AIM OF THE TASK
Transcribe the material in full. Nothing should differ except that the pictures are left out.

PROVIDED DATA
┌────────

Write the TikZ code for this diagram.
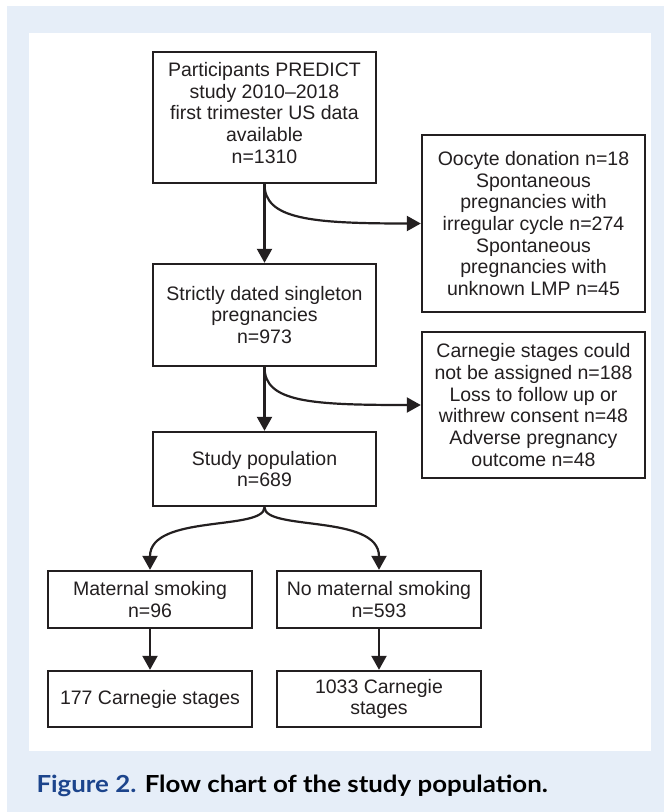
\documentclass[tikz,border=0pt]{standalone}
\usepackage{fontspec}
\setmainfont{Liberation Sans}
\newfontfamily\capfont[FakeStretch=1.1]{Lato}
\usetikzlibrary{arrows.meta}
\definecolor{panelblue}{HTML}{E6EEF8}
\definecolor{figblue}{HTML}{1C448C}
\definecolor{ink}{HTML}{231F20}
\tikzset{
  box/.style={draw=ink,line width=2.4pt,text=ink,align=center,inner sep=0pt,
    font=\fontsize{19.5}{21.7}\selectfont},
  arr/.style={draw=ink,line width=2.2pt,-{Triangle[length=14pt,width=15pt]}}
}
\begin{document}
\begin{tikzpicture}[x=1pt,y=-1pt]
      \useasboundingbox (0,0) rectangle (664,812);
      \fill[panelblue] (7,6) rectangle (664,812);
      \fill[white] (29,33) rectangle (651,751);
      % main column
      \node[box,minimum width=223pt,minimum height=131pt](P)at(264.5,117.5)
        {Participants PREDICT\\study 2010–2018\\first trimester US data\\available\\n=1310\\[-12pt]\mbox{}};
      \node[box,minimum width=223pt,minimum height=102pt](S)at(264.5,315)
        {Strictly dated singleton\\pregnancies\\n=973};
      \node[box,minimum width=223pt,minimum height=74pt](SP)at(264.5,469)
        {Study population\\n=689};
      % exclusions
      \node[box,minimum width=223pt,minimum height=177pt](E1)at(533.5,223.5)
        {Oocyte donation n=18\\Spontaneous\\pregnancies with\\irregular cycle n=274\\Spontaneous\\pregnancies with\\unknown LMP n=45};
      \node[box,minimum width=223pt,minimum height=146pt](E2)at(533.5,405)
        {Carnegie stages could\\not be assigned n=188\\Loss to follow up or\\withrew consent n=48\\Adverse pregnancy\\outcome n=48};
      % smoking groups
      \node[box,minimum width=204pt,minimum height=57pt](MS)at(150,599.5)
        {Maternal smoking\\n=96};
      \node[box,minimum width=204pt,minimum height=57pt](NS)at(379,599.5)
        {No maternal smoking\\n=593};
      \node[box,minimum width=204pt,minimum height=56pt](C1)at(150,699)
        {177 Carnegie stages};
      \node[box,minimum width=204pt,minimum height=56pt](C2)at(379,699)
        {1033 Carnegie\\stages};
      \draw[arr](P.south)--(S.north);
      \draw[arr](S.south)--(SP.north);
      \draw[arr](P.south)..controls +(0,35) and +(-110,0)..(E1.west);
      \draw[arr](S.south)..controls +(0,35) and +(-110,0)..(E2.west);
      \draw[arr](SP.south)..controls +(0,24) and +(0,-56)..(MS.north);
      \draw[arr](SP.south)..controls +(0,24) and +(0,-56)..(NS.north);
      \draw[arr](MS.south)--(C1.north);
      \draw[arr](NS.south)--(C2.north);
      \node[anchor=base west,font=\capfont\bfseries\fontsize{23.5}{27}\selectfont](cap)at(33,792)
        {\textcolor{figblue}{Figure 2.} Flow chart of the study population.};
\end{tikzpicture}
\end{document}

└────────

CORRECT OUTPUT
Write the TikZ code for this diagram.
\documentclass[tikz,border=0pt]{standalone}
\usepackage{fontspec}
\setmainfont{Liberation Sans}
\newfontfamily\capfont[FakeStretch=1.1]{Lato}
\usetikzlibrary{arrows.meta}
\definecolor{panelblue}{HTML}{E6EEF8}
\definecolor{figblue}{HTML}{1C448C}
\definecolor{ink}{HTML}{231F20}
\tikzset{
  box/.style={draw=ink,line width=2.4pt,text=ink,align=center,inner sep=0pt,
    font=\fontsize{19.5}{21.7}\selectfont},
  arr/.style={draw=ink,line width=2.2pt,-{Triangle[length=14pt,width=15pt]}}
}
\begin{document}
\begin{tikzpicture}[x=1pt,y=-1pt]
      \useasboundingbox (0,0) rectangle (664,812);
      \fill[panelblue] (7,6) rectangle (664,812);
      \fill[white] (29,33) rectangle (651,751);
      % main column
      \node[box,minimum width=223pt,minimum height=131pt](P)at(264.5,117.5)
        {Participants PREDICT\\study 2010–2018\\first trimester US data\\available\\n=1310\\[-12pt]\mbox{}};
      \node[box,minimum width=223pt,minimum height=102pt](S)at(264.5,315)
        {Strictly dated singleton\\pregnancies\\n=973};
      \node[box,minimum width=223pt,minimum height=74pt](SP)at(264.5,469)
        {Study population\\n=689};
      % exclusions
      \node[box,minimum width=223pt,minimum height=177pt](E1)at(533.5,223.5)
        {Oocyte donation n=18\\Spontaneous\\pregnancies with\\irregular cycle n=274\\Spontaneous\\pregnancies with\\unknown LMP n=45};
      \node[box,minimum width=223pt,minimum height=146pt](E2)at(533.5,405)
        {Carnegie stages could\\not be assigned n=188\\Loss to follow up or\\withrew consent n=48\\Adverse pregnancy\\outcome n=48};
      % smoking groups
      \node[box,minimum width=204pt,minimum height=57pt](MS)at(150,599.5)
        {Maternal smoking\\n=96};
      \node[box,minimum width=204pt,minimum height=57pt](NS)at(379,599.5)
        {No maternal smoking\\n=593};
      \node[box,minimum width=204pt,minimum height=56pt](C1)at(150,699)
        {177 Carnegie stages};
      \node[box,minimum width=204pt,minimum height=56pt](C2)at(379,699)
        {1033 Carnegie\\stages};
      \draw[arr](P.south)--(S.north);
      \draw[arr](S.south)--(SP.north);
      \draw[arr](P.south)..controls +(0,35) and +(-110,0)..(E1.west);
      \draw[arr](S.south)..controls +(0,35) and +(-110,0)..(E2.west);
      \draw[arr](SP.south)..controls +(0,24) and +(0,-56)..(MS.north);
      \draw[arr](SP.south)..controls +(0,24) and +(0,-56)..(NS.north);
      \draw[arr](MS.south)--(C1.north);
      \draw[arr](NS.south)--(C2.north);
      \node[anchor=base west,font=\capfont\bfseries\fontsize{23.5}{27}\selectfont](cap)at(33,792)
        {\textcolor{figblue}{Figure 2.} Flow chart of the study population.};
\end{tikzpicture}
\end{document}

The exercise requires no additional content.